作者张冠生在书中谈到,费孝通辞世后,他晚年留下的话题,能接得上、谈下去、谈开来的人,尚不多见。《许倬云十日谈》(2022年出版)一书引人瞩目,其中古与今、中与西、天与人之间的广泛话题和恢宏气象,不妨看作费孝通暮年话题的延续和拓展。费孝通当年写下:“这叫我去问谁呢?”他知道那是乌托邦,问号只是自忖,并不曾想真去问谁。如果他有机会读到《许倬云十日谈》,听听许先生的“九十自述”,讨论一番“人类如何建立‘理想国’”,再就“当今世界的格局与人类未来”作开怀谈,确认吾道不孤,也许会想:不妨问问许先生。
拜读费先生的传记,我花了整整一天工夫,将六百多页大文全部看完。阅读过程中心情激动,常常感觉天下之事,如此不平:费老这般如此重要的学者,居然遭受如此多的挫折。
同时,我对大作结束时,张冠生提到我的那一段文字,既感觉诧异,也觉得激动。我在费先生面前,差了整整一代。我十三岁在重庆读《观察》杂志,他就是我非常佩服、崇拜的大人物。当时年纪轻,很多关于自由的思想,以及我们对自由思想的期待和梦想,都是由费先生启发的。
所以,费先生于我而言,是进入社会的启蒙者之一。此外,我终身的学习,总是觉得社会学、经济学和历史学无法分开——社会科学中必须要处理的问题,没有一个可以脱开上述“三角形”的“差序格局”而彼此独立开展。所以,费先生《江村经济》整个的讨论,对于我这个江南人而言,阅读过后既得到一份新的体会,还可以用重新获得的观点,看待正在发生的江南的经济事物。无锡周边多是“江村”一样的村落与集镇,这些一层层接排上去,也就是我们看见的各种社区、社群聚合而成的庞大集体结构。这个想法留在我的头脑中,终生没有改变。
我在《西周史》里所讲的,就是各个层次的社会、社区,以亲缘及政治的等级化连接在一起;而以周人虚设的“天”,当作一切大大小小社会结构的终结点,或者起始点。我在《汉代农业》里特别设想的,是汉代精耕细作的农业,以及国家所收的丁税、人头税,这两个因素配合在一起。这些构成了一个基本的论点:汉代精耕农业,才会有时间做非农业的事业——织布、搓绳子、修理农具、烧砖、盖屋等,甚至出产农副产品,像后来的德州扒鸡、黄山蟹壳黄烧饼等。
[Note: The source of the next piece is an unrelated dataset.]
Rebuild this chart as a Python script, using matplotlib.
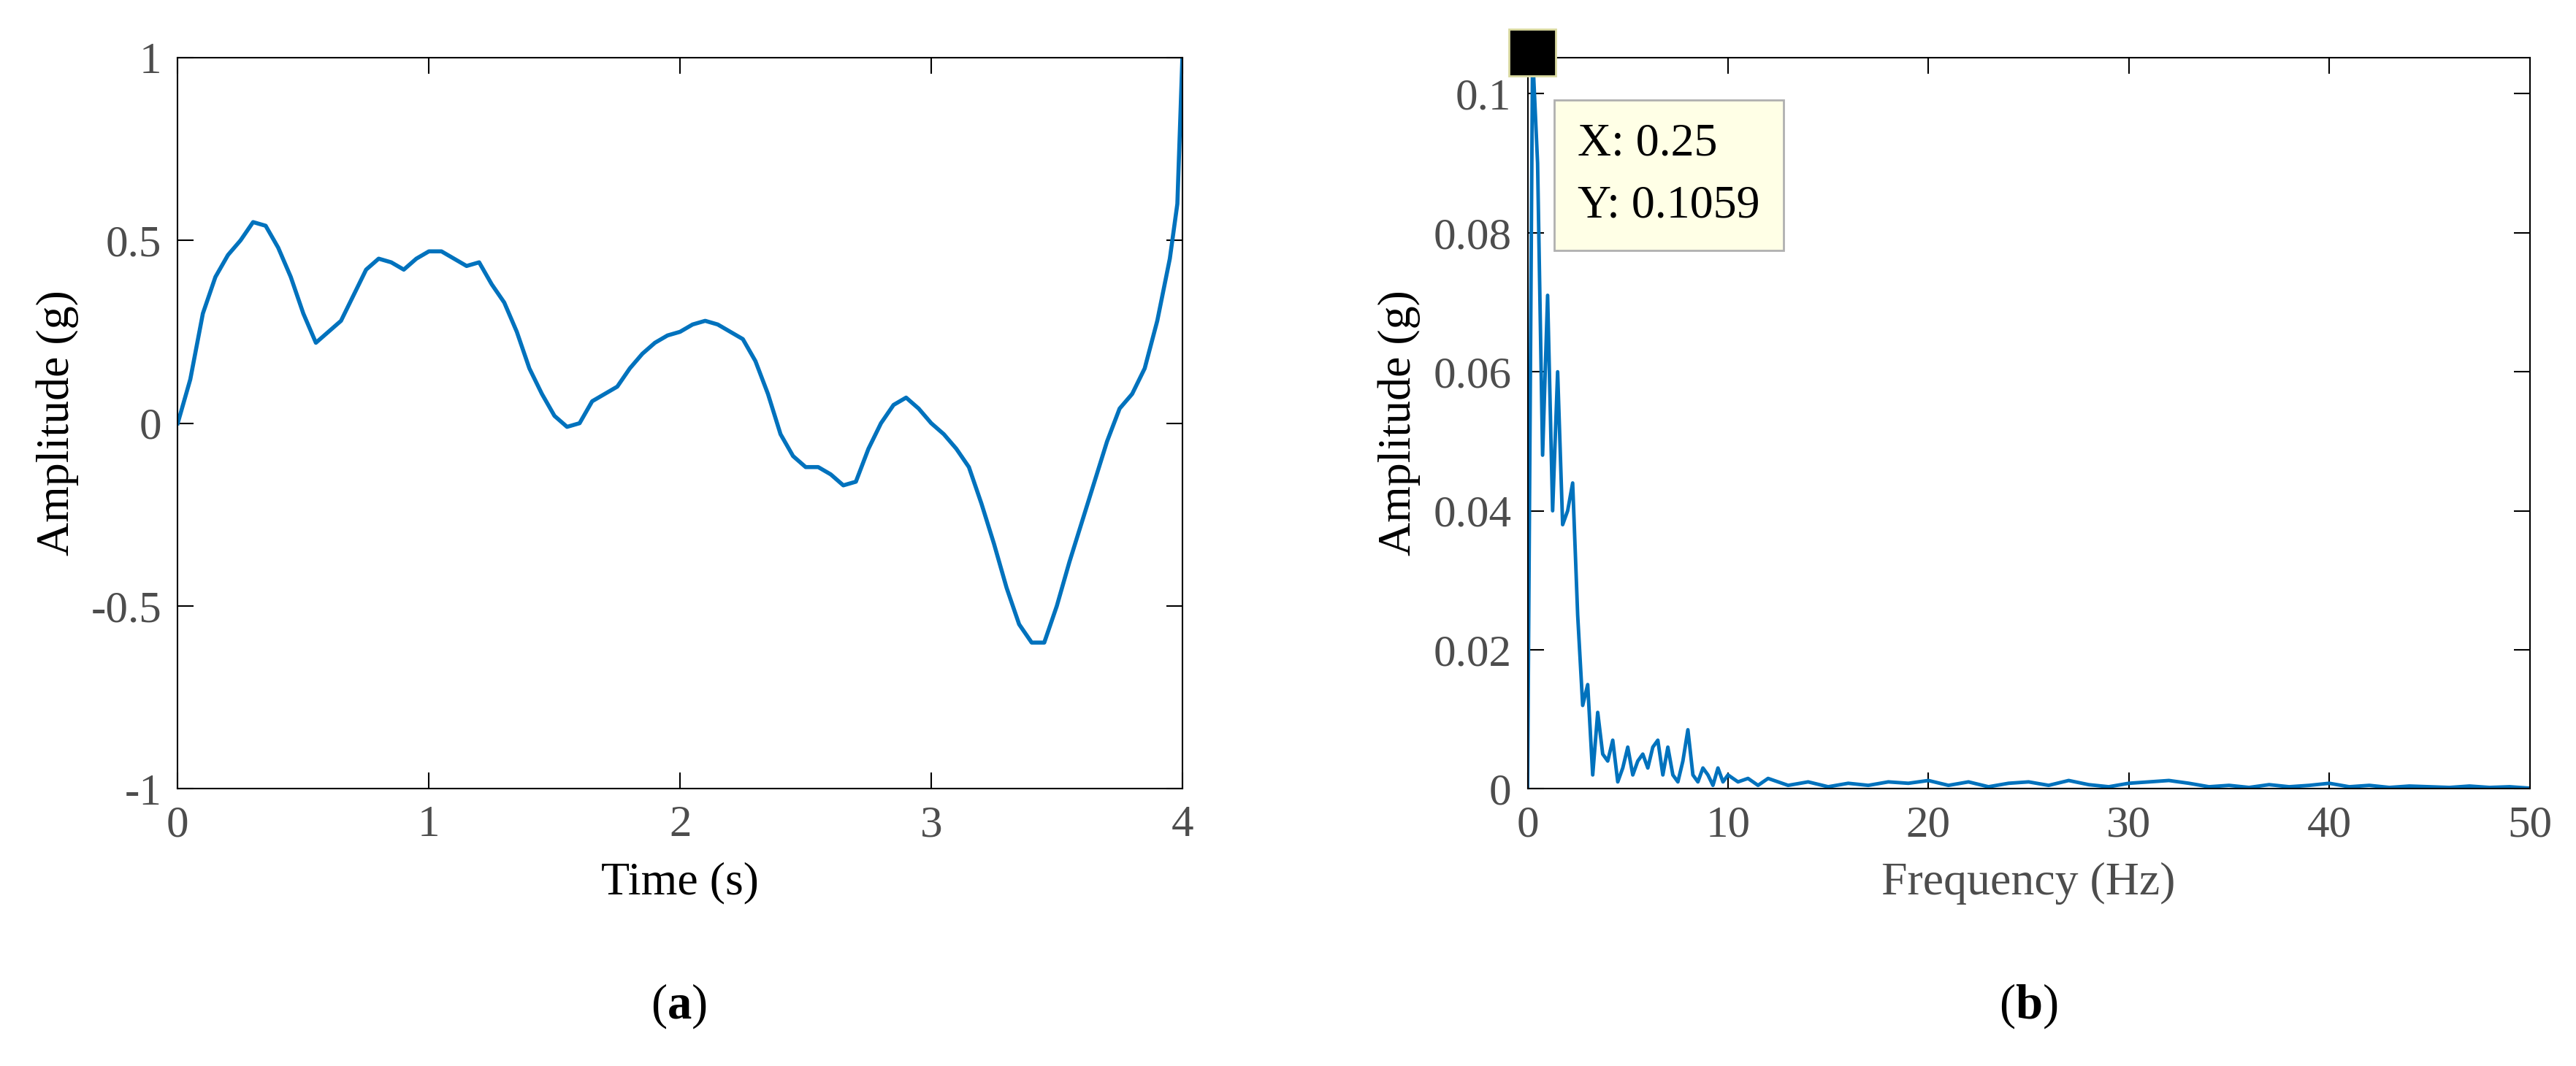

我觉得中国传统农村,不是一个单一的农业社会,而是多元化的生产单位,也参与了全国或区域性的贸易与商业。从农村到国家几个层次,比如村镇一级一级往上去,从县、郡、州到中央政府,这不单是政治结构,产品的交换、流转都在同样的上升下降的网络上进行。所以再更上一层,我就想到汉代董仲舒提出的“天人感应”,将人间和自然编制成为一张无远弗届、层层嵌套的大网,于是我的脑子里逐渐形成了一个巨大的网络。
这都是我在阅读费先生的文章后,得到的启发。杨庆堃先生长期在匹兹堡大学社会学系任教,我们共同讨论的时候,从他的市集研究,我得到了证实。所以,我虽然不是社会学家,但我的历史研究深受社会学的影响,尤其深受当年吴文藻先生领导之下的燕京大学这四位社会学家(费孝通、杨庆堃、林耀华、许烺光)的影响。
我与费先生匆匆一见,是他来匹兹堡大学那次,讨论重建中国社会学的事业。但我是在历史系,虽然也参加了会议,只因人多无缘谈话。只有一次,我与费老都去洗手间,他在前面走,我从后面跟上去。本来盼望在那个情况之下,我可以向他做自我介绍并请教,但后面有位先生快步赶了上来,导致我们无法交谈。后来在香港还有一次机会,那次也是在众人之中,我无法单独趋前请教。
我跟着他的路线走,到现在也92岁了。还能有多少年走下去?我不知道。但我的幸运是:从13岁到92岁,我没有断过工作。费先生却没有如此的幸运。